# leptopelis problem. Tumor? Or what?



## lengyelf (May 15, 2008)

Hello,
Though not a poison frog, but frog and diseased: 
One of my Leptopelis vermiculatus frogs have some disease on one of its knees. It has it for about a year. The frog is very active. Does anybody know what it can be? It grows very slowly. Sometimes it gets a bit smaller and its colour sometimes changes from light reddish to whitish. First I thought that the frog might have hurt itself and it might be some kind of edema, but now I tend to think that it might be some tumor or something similar. But I do not know. Does anybody know what it might be and what to do to it?
Pictures of the frog:
http://www.flickr.com/photos/lengyelf/4441482214/
http://www.flickr.com/photos/lengyelf/4441482574/
http://www.flickr.com/photos/lengyelf/4441482666/


Ferenc


----------



## Julio (Oct 8, 2007)

mmm, i woudl contact dr. Wright in AZ and talk to him and he can give you a better idea.


----------



## lengyelf (May 15, 2008)

Thank you. But I live in Europe.

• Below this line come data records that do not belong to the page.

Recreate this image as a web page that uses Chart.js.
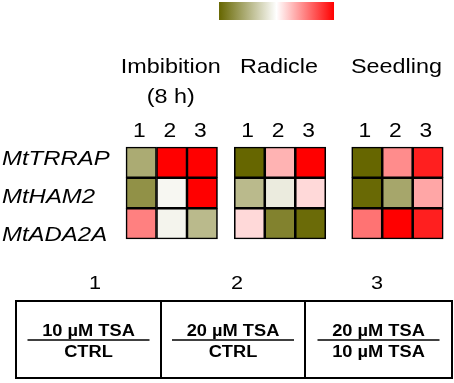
<!DOCTYPE html>
<html>
<head>
<meta charset="utf-8">
<script src="https://cdn.jsdelivr.net/npm/chart.js@4"></script>
<style>
  html, body { margin: 0; padding: 0; background: #fff; }
  #heat { display: block; }
</style>
</head>
<body>
<canvas id="heat" width="454" height="383"></canvas>
<script>
// data: log ratio scaled to -1 (olive, down) .. 1 (red, up)
const conditions = [['Imbibition', '(8 h)'], ['Radicle'], ['Seedling']];
const genes = ['MtTRRAP', 'MtHAM2', 'MtADA2A'];
const ratioLabels = ['1', '2', '3'];
// rows = genes, columns = ratio 1..3
const imbibition = [[-0.55, 1, 1], [-0.72, -0.05, 1], [0.5, -0.07, -0.45]];
const radicle = [[-1, 0.3, 1], [-0.45, -0.13, 0.15], [0.15, -0.82, -0.97]];
const seedling = [[-1, 0.45, 0.88], [-0.98, -0.58, 0.35], [0.55, 1, 0.88]];
const tableTop = ['10 \u00b5M TSA', '20 \u00b5M TSA', '20 \u00b5M TSA'];
const tableBottom = ['CTRL', 'CTRL', '10 \u00b5M TSA'];

const panels = [imbibition, radicle, seedling];
const panelStart = [0, 3.55, 7.4];

const OLIVE = [102, 102, 0];
const RED = [255, 0, 0];
function colorFor(v) {
    const c = v < 0 ? OLIVE : RED;
    const t = Math.min(1, Math.abs(v));
    const m = (k) => Math.round(255 + (c[k] - 255) * t);
    return 'rgb(' + m(0) + ',' + m(1) + ',' + m(2) + ')';
}

const cells = [];
const colors = [];
panels.forEach((panel, p) => {
    panel.forEach((row, r) => {
        row.forEach((v, c) => {
            cells.push({ x: panelStart[p] + c + 0.5, y: [2 - r, 3 - r] });
            colors.push(colorFor(v));
        });
    });
});

const FONT = '"Liberation Sans", Arial, sans-serif';
const SX = 1.14;

function stretchText(ctx, str, x, y, font, align) {
    ctx.save();
    ctx.translate(x, y);
    ctx.scale(SX, 1);
    ctx.font = font;
    ctx.textAlign = align;
    ctx.textBaseline = 'alphabetic';
    ctx.fillStyle = '#000';
    ctx.fillText(str, 0, 0);
    ctx.restore();
}

const decorations = {
    id: 'decorations',
    afterDraw(chart) {
        const ctx = chart.ctx;
        const x = chart.scales.x;

        // colour key
        const kx0 = x.getPixelForValue(3.05), kx1 = x.getPixelForValue(6.82);
        const grad = ctx.createLinearGradient(kx0, 0, kx1, 0);
        grad.addColorStop(0, colorFor(-1));
        grad.addColorStop(0.5, '#ffffff');
        grad.addColorStop(1, colorFor(1));
        ctx.fillStyle = grad;
        ctx.fillRect(kx0, 2, kx1 - kx0, 18);

        // panel titles and column numbers
        conditions.forEach((lines, p) => {
            const cx = x.getPixelForValue(panelStart[p] + 1.5);
            lines.forEach((t, i) => {
                stretchText(ctx, t, cx - 1, 73 + i * 30, '20.5px ' + FONT, 'center');
            });
            ratioLabels.forEach((t, c) => {
                stretchText(ctx, t, x.getPixelForValue(panelStart[p] + c + 0.5) - 2, 137, '20px ' + FONT, 'center');
            });
        });

        // gene labels
        const base = [165, 203, 241];
        genes.forEach((g, r) => {
            stretchText(ctx, g, 2, base[r], 'italic 21px ' + FONT, 'left');
        });

        // ratio key table
        const tx = [16, 161, 305, 452];
        const numX = [95, 237, 377];
        const ty0 = 301, ty1 = 378;
        ctx.save();
        ctx.strokeStyle = '#000';
        ctx.lineWidth = 2;
        ctx.strokeRect(tx[0], ty0, tx[3] - tx[0], ty1 - ty0);
        ctx.beginPath();
        ctx.moveTo(tx[1], ty0); ctx.lineTo(tx[1], ty1);
        ctx.moveTo(tx[2], ty0); ctx.lineTo(tx[2], ty1);
        ctx.stroke();
        ctx.restore();
        for (let i = 0; i < 3; i++) {
            const cx = (tx[i] + tx[i + 1]) / 2;
            stretchText(ctx, ratioLabels[i], numX[i], 289, '19px ' + FONT, 'center');
            stretchText(ctx, tableTop[i], cx, 336, 'bold 16px ' + FONT, 'center');
            stretchText(ctx, tableBottom[i], cx, 357, 'bold 16px ' + FONT, 'center');
            ctx.save();
            ctx.strokeStyle = '#000';
            ctx.lineWidth = 1.5;
            ctx.beginPath();
            ctx.moveTo(cx - 61, 340);
            ctx.lineTo(cx + 61, 340);
            ctx.stroke();
            ctx.restore();
        }
    }
};

const ctx = document.getElementById('heat').getContext('2d');

const grafico = new Chart(ctx, {
    type: 'bar',
    data: {
        datasets: [{
            label: 'expression',
            data: cells,
            backgroundColor: colors,
            borderColor: '#000',
            borderWidth: 1.6,
            borderSkipped: false,
            grouped: false,
            barPercentage: 1,
            categoryPercentage: 1
        }]
    },
    options: {
        responsive: false,
        animation: false,
        layout: { padding: 0 },
        plugins: {
            legend: { display: false },
            tooltip: { enabled: false }
        },
        scales: {
            x: {
                type: 'linear',
                display: false,
                offset: false,
                bounds: 'data',
                min: -4.131,
                max: 10.754,
                ticks: { stepSize: 5, includeBounds: false }
            },
            y: {
                type: 'linear',
                display: false,
                bounds: 'data',
                min: -4.695,
                max: 7.793,
                ticks: { stepSize: 5, includeBounds: false }
            }
        }
    },
    plugins: [decorations]
});
</script>
</body>
</html>
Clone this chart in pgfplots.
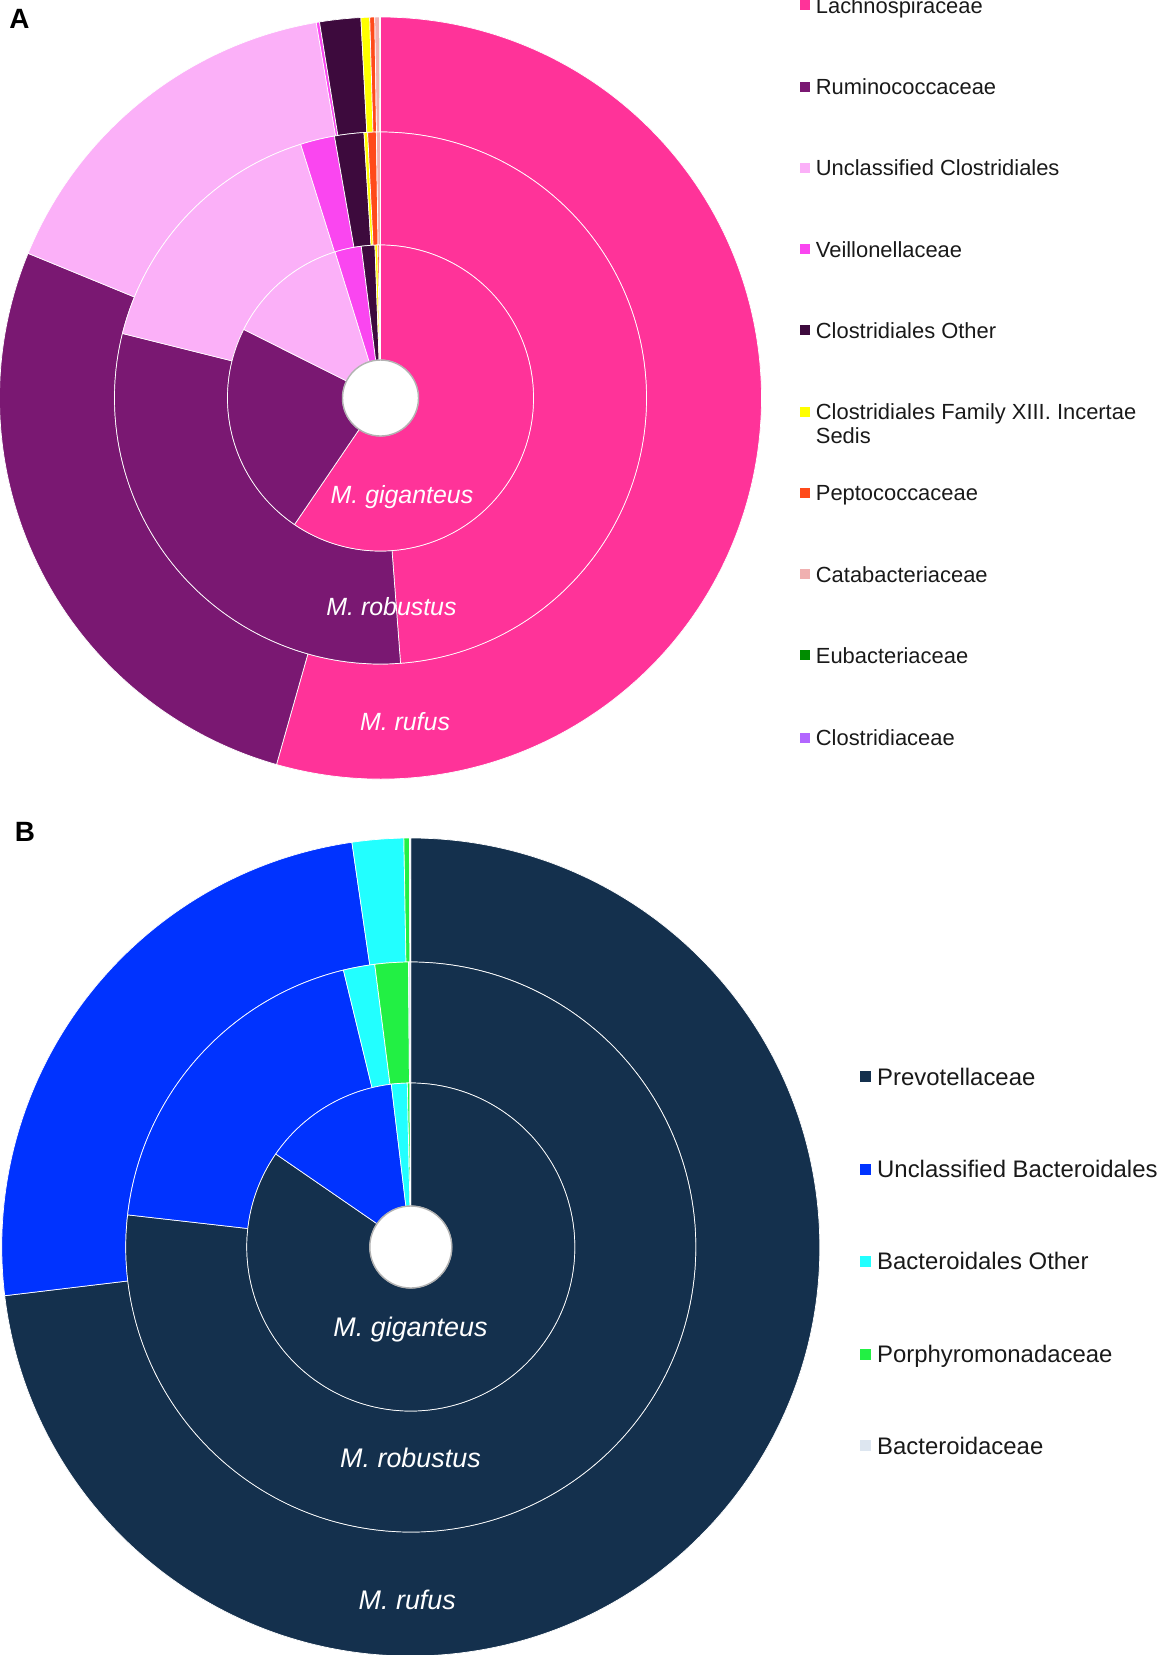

And I don't think that a professional vet would have time to answer E-mails from all over the world. 
Ferenc


----------



## Eric Walker (Aug 22, 2009)

the fact that it has been liveing over a year with this problem I would think is a good sign. give a vet a try by email. you might be surprised how helpful some are. also post it at talk to the frog there are a few people there that keep big eyed tree frogs. good luck


----------



## lengyelf (May 15, 2008)

Thank you! I have signed up and posted my question there. (I hadn't known that forum before.)
Ferenc


----------